The French Foreign Minister, Bernard Kouchner, has warned that Lebanon faces the danger of renewed war if there is not a resumption of political dialogue.
Mr Kouchner (L) is meeting the PM and the leaders of other groups
Mr Kouchner is in Lebanon, meeting representatives of rival factions in an effort to break the months of political deadlock in the country.
He spoke after meeting pro-Western PM Fouad Siniora and Nabih Berri, the pro-Syrian parliamentary leader.
Mr Kouchner later held talks with Hezbollah, which leads the opposition.
His two-day visit is a follow-up to a conference France hosted earlier this month.
So far, every attempt to bring Lebanon's feuding political factions to the table has failed.
Mr Kouchner said some progress had been made in his talks, "but that does not mean everything has been settled.

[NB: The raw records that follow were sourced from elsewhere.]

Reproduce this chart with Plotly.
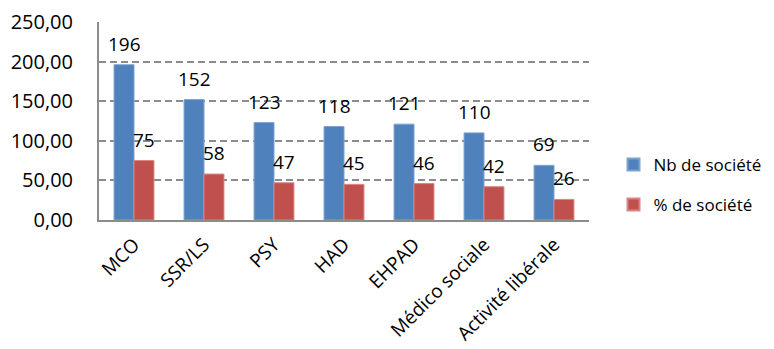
import plotly.graph_objects as go

categories = ["MCO", "SSR/LS", "PSY", "HAD", "EHPAD", "Médico sociale", "Activité libérale"]
nb_societe = [196, 152, 123, 118, 121, 110, 69]
pct_societe = [75, 58, 47, 45, 46, 42, 26]
y_ticks = [0, 50, 100, 150, 200, 250]

BLUE = "#4F81BD"
RED = "#C0504D"
FONT = "Open Sans"

fig = go.Figure()
fig.add_trace(go.Bar(
    name="Nb de société", x=categories, y=nb_societe, legend="legend",
    marker=dict(color=BLUE, line=dict(color="#7FA2D0", width=1)),
))
fig.add_trace(go.Bar(
    name="% de société", x=categories, y=pct_societe, legend="legend2",
    marker=dict(color=RED, line=dict(color="#D98482", width=1)),
))

# value labels floating above each bar
for trace_idx, values in enumerate([nb_societe, pct_societe]):
    for cat, v in zip(categories, values):
        fig.add_annotation(
            x=cat, y=v, text=str(v), showarrow=False,
            xref="x", yref="y", yanchor="middle",
            xshift=-10 if trace_idx == 0 else 10, yshift=21,
            font=dict(family=FONT, size=19, color="black"),
        )

legend_style = dict(
    xanchor="left", yanchor="middle",
    font=dict(family=FONT, size=17), itemsizing="constant",
    bgcolor="rgba(0,0,0,0)", itemwidth=30,
)

fig.update_layout(
    width=774, height=349,
    margin=dict(l=99, r=185, t=22, b=129, autoexpand=False),
    paper_bgcolor="white", plot_bgcolor="white",
    barmode="group", bargap=0.43, bargroupgap=0,
    separators=", ",
    font=dict(family=FONT, size=18, color="black"),
    legend=dict(x=1.05, y=(220 - 165) / 198, **legend_style),
    legend2=dict(x=1.05, y=(220 - 205) / 198, **legend_style),
    showlegend=True,
)
fig.update_yaxes(
    range=[0, 250], tickvals=y_ticks, tickformat=".2f",
    showgrid=True, gridcolor="#8C8C8C", gridwidth=1.5, griddash="7px,4px",
    showline=True, linecolor="#8C8C8C", linewidth=2,
    zeroline=False, ticks="", ticklabelstandoff=20, automargin=False,
    tickfont=dict(family=FONT, size=20),
)
fig.update_xaxes(
    showline=True, linecolor="#8C8C8C", linewidth=2,
    tickangle=-45, ticks="", ticklabelstandoff=4, automargin=False,
    tickfont=dict(family=FONT, size=19),
)

fig.write_html("out.html")
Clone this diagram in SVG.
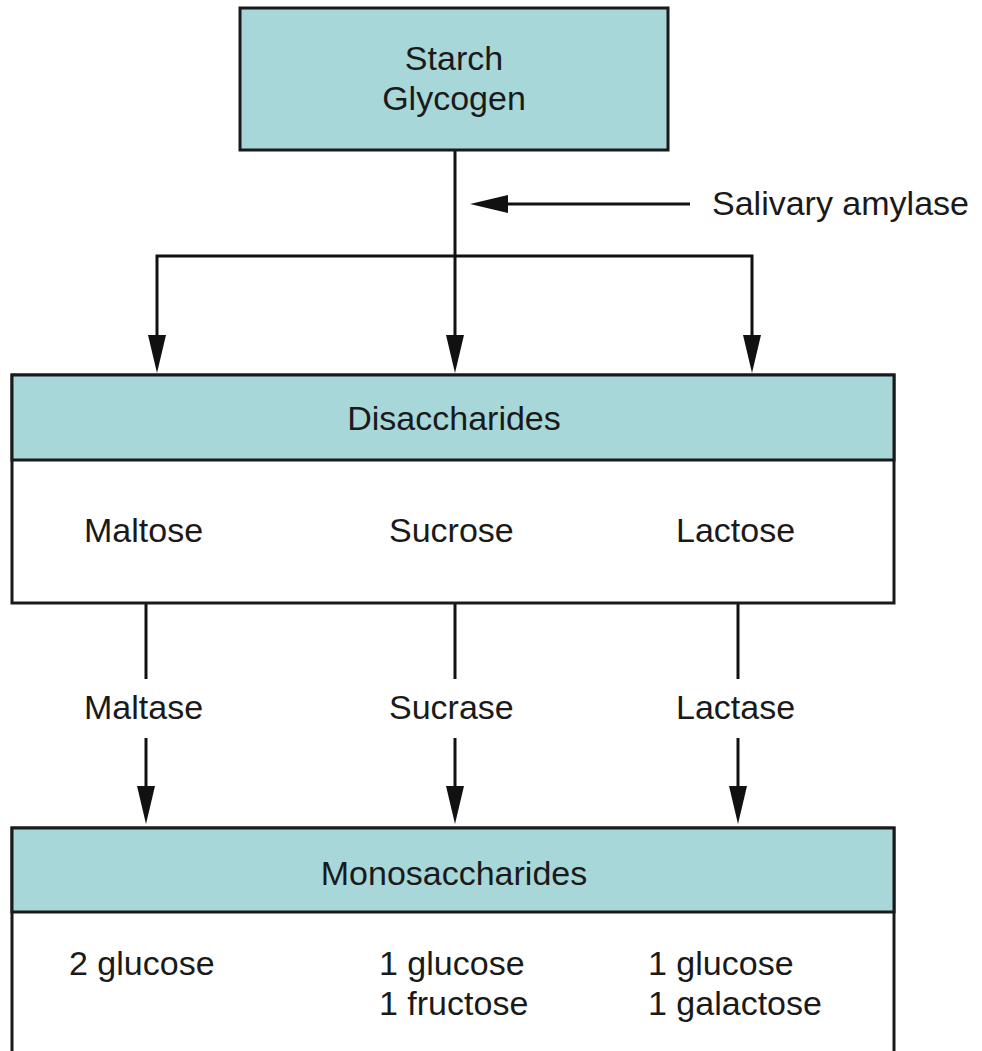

Far from it.
"If the Lebanese do not resume this necessary dialogue, unfortunately there will be more war."
Lebanese officials say Mr Kouchner suggested that the rival parties discuss electing a new president and forming a government of national unity.
The two sides are still deeply divided, with tensions expected to escalate in the next few months over the who succeeds the Christian and pro-Syrian President, Emile Lahoud, when his term expires later this year.
Syria and Iran would like a president that supports their interests while the US and Europe are backing Prime Minister Siniora and his Western-leaning government, says the BBC's Christian Fraser in Beirut.
Lebanon has been deadlocked since November when the Shia Hezbollah-led opposition, backed by Syria and Iran, withdrew from the cabinet demanding a unity government in which it would have the power of veto.
The French have also been consulting several Arab countries concerned with the Lebanese crisis, including Syria, Egypt and Saudi Arabia, to try to find backing for a solution.
During earlier talks the Syrians are said to have told the French a solution must begin with the formation of a unity government before any agreement on a new president can be found.
But the anti-Syrian Mr Siniora has already signalled that changing the make-up of the government before electing the new president would make it much harder to find a compromise candidate.
Mr Kouchner is playing a patient game, says our correspondent, but the answers to Lebanon's problems may lie further afield, in Damascus, Washington and Tehran.